Written problem: Repeat the records in full and exactly, omitting pictures.

Items from a dataset:

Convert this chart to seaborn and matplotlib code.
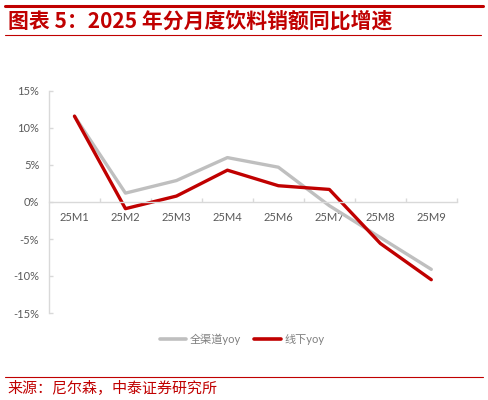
import pandas as pd
import matplotlib
matplotlib.use("Agg")
import matplotlib.pyplot as plt
import seaborn as sns
from matplotlib.lines import Line2D
from matplotlib.ticker import FixedLocator, FuncFormatter

# data (percent)
months = ["25M1", "25M2", "25M3", "25M4", "25M6", "25M7", "25M8", "25M9"]
all_channel = [11.6, 1.2, 2.9, 6.0, 4.7, -0.5, -4.8, -9.1]
offline = [11.6, -0.9, 0.8, 4.3, 2.2, 1.7, -5.6, -10.5]
series_names = ["全渠道yoy", "线下yoy"]
colors = ["#BFBFBF", "#C00000"]

df = pd.DataFrame({
    "month": months * 2,
    "yoy": all_channel + offline,
    "series": [series_names[0]] * len(months) + [series_names[1]] * len(months),
})

sns.set_style("white")
plt.rcParams["font.family"] = ["Lato", "Noto Sans CJK SC", "DejaVu Sans"]
plt.rcParams["axes.unicode_minus"] = False

fig = plt.figure(figsize=(4.88, 4.0), dpi=100)
ax = fig.add_axes([0.1004, 0.2175, 0.8356, 0.555])

sns.lineplot(data=df, x="month", y="yoy", hue="series", palette=colors,
             linewidth=2.4, ax=ax, sort=False, legend=False)

ax.set_xlim(-0.5, len(months) - 0.5)
ax.set_ylim(-15, 15)
ax.set_yticks(range(-15, 16, 5))
ax.yaxis.set_major_formatter(FuncFormatter(lambda v, p: f"{v:.0f}%"))
ax.set_xlabel("")
ax.set_ylabel("")

# axes styling, excel-like
for s in ["top", "right"]:
    ax.spines[s].set_visible(False)
ax.spines["left"].set_color("#D9D9D9")
ax.spines["bottom"].set_color("#D9D9D9")
ax.spines["bottom"].set_position(("data", 0))
for s in ["left", "bottom"]:
    ax.spines[s].set_linewidth(1.0)

ax.xaxis.set_minor_locator(FixedLocator([i + 0.5 for i in range(len(months))]))
ax.tick_params(axis="x", which="major", length=0, pad=7, labelsize=8, labelcolor="#595959")
ax.tick_params(axis="x", which="minor", direction="in", length=3, width=1, color="#D9D9D9", bottom=True)
ax.tick_params(axis="y", direction="in", length=3, width=1, color="#D9D9D9", pad=7,
               labelsize=8, labelcolor="#595959", left=True)

handles = [Line2D([0], [0], color=c, lw=2.6) for c in colors]
fig.legend(handles, series_names, loc="center", bbox_to_anchor=(0.496, 0.152),
           ncol=2, frameon=False, fontsize=8, handlelength=2.4, handletextpad=0.3,
           columnspacing=1.2, labelcolor="#7F7F7F")

# header / footer
red = "#C00000"
fig.add_artist(Line2D([0.01, 0.99], [0.984, 0.984], color=red, lw=2.2))
fig.add_artist(Line2D([0.01, 0.985], [0.912, 0.912], color=red, lw=0.8))
fig.text(0.016, 0.948, "图表 5：2025 年分月度饮料销额同比增速", color=red,
         fontsize=15, fontweight="bold", style="italic", va="center", ha="left",
         family=["Noto Sans CJK SC", "DejaVu Sans"])
fig.add_artist(Line2D([0.01, 0.99], [0.058, 0.058], color=red, lw=0.8))
fig.text(0.016, 0.03, "来源：尼尔森，中泰证券研究所", color=red, fontsize=10.8,
         va="center", ha="left", family=["Noto Sans CJK SC", "DejaVu Sans"])

fig.savefig("out.png", dpi=100)
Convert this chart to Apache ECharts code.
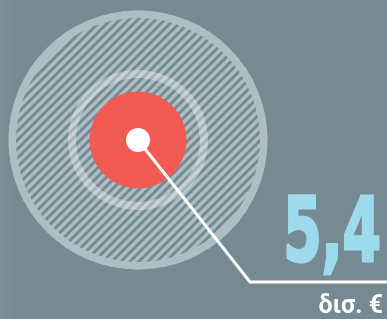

Exercise answer:
Convert this chart to seaborn and matplotlib code.
import pandas as pd
import matplotlib
matplotlib.use("Agg")
import matplotlib.pyplot as plt
import seaborn as sns
from matplotlib.lines import Line2D
from matplotlib.ticker import FixedLocator, FuncFormatter

# data (percent)
months = ["25M1", "25M2", "25M3", "25M4", "25M6", "25M7", "25M8", "25M9"]
all_channel = [11.6, 1.2, 2.9, 6.0, 4.7, -0.5, -4.8, -9.1]
offline = [11.6, -0.9, 0.8, 4.3, 2.2, 1.7, -5.6, -10.5]
series_names = ["全渠道yoy", "线下yoy"]
colors = ["#BFBFBF", "#C00000"]

df = pd.DataFrame({
    "month": months * 2,
    "yoy": all_channel + offline,
    "series": [series_names[0]] * len(months) + [series_names[1]] * len(months),
})

sns.set_style("white")
plt.rcParams["font.family"] = ["Lato", "Noto Sans CJK SC", "DejaVu Sans"]
plt.rcParams["axes.unicode_minus"] = False

fig = plt.figure(figsize=(4.88, 4.0), dpi=100)
ax = fig.add_axes([0.1004, 0.2175, 0.8356, 0.555])

sns.lineplot(data=df, x="month", y="yoy", hue="series", palette=colors,
             linewidth=2.4, ax=ax, sort=False, legend=False)

ax.set_xlim(-0.5, len(months) - 0.5)
ax.set_ylim(-15, 15)
ax.set_yticks(range(-15, 16, 5))
ax.yaxis.set_major_formatter(FuncFormatter(lambda v, p: f"{v:.0f}%"))
ax.set_xlabel("")
ax.set_ylabel("")

# axes styling, excel-like
for s in ["top", "right"]:
    ax.spines[s].set_visible(False)
ax.spines["left"].set_color("#D9D9D9")
ax.spines["bottom"].set_color("#D9D9D9")
ax.spines["bottom"].set_position(("data", 0))
for s in ["left", "bottom"]:
    ax.spines[s].set_linewidth(1.0)

ax.xaxis.set_minor_locator(FixedLocator([i + 0.5 for i in range(len(months))]))
ax.tick_params(axis="x", which="major", length=0, pad=7, labelsize=8, labelcolor="#595959")
ax.tick_params(axis="x", which="minor", direction="in", length=3, width=1, color="#D9D9D9", bottom=True)
ax.tick_params(axis="y", direction="in", length=3, width=1, color="#D9D9D9", pad=7,
               labelsize=8, labelcolor="#595959", left=True)

handles = [Line2D([0], [0], color=c, lw=2.6) for c in colors]
fig.legend(handles, series_names, loc="center", bbox_to_anchor=(0.496, 0.152),
           ncol=2, frameon=False, fontsize=8, handlelength=2.4, handletextpad=0.3,
           columnspacing=1.2, labelcolor="#7F7F7F")

# header / footer
red = "#C00000"
fig.add_artist(Line2D([0.01, 0.99], [0.984, 0.984], color=red, lw=2.2))
fig.add_artist(Line2D([0.01, 0.985], [0.912, 0.912], color=red, lw=0.8))
fig.text(0.016, 0.948, "图表 5：2025 年分月度饮料销额同比增速", color=red,
         fontsize=15, fontweight="bold", style="italic", va="center", ha="left",
         family=["Noto Sans CJK SC", "DejaVu Sans"])
fig.add_artist(Line2D([0.01, 0.99], [0.058, 0.058], color=red, lw=0.8))
fig.text(0.016, 0.03, "来源：尼尔森，中泰证券研究所", color=red, fontsize=10.8,
         va="center", ha="left", family=["Noto Sans CJK SC", "DejaVu Sans"])

fig.savefig("out.png", dpi=100)
Convert this chart to Apache ECharts code.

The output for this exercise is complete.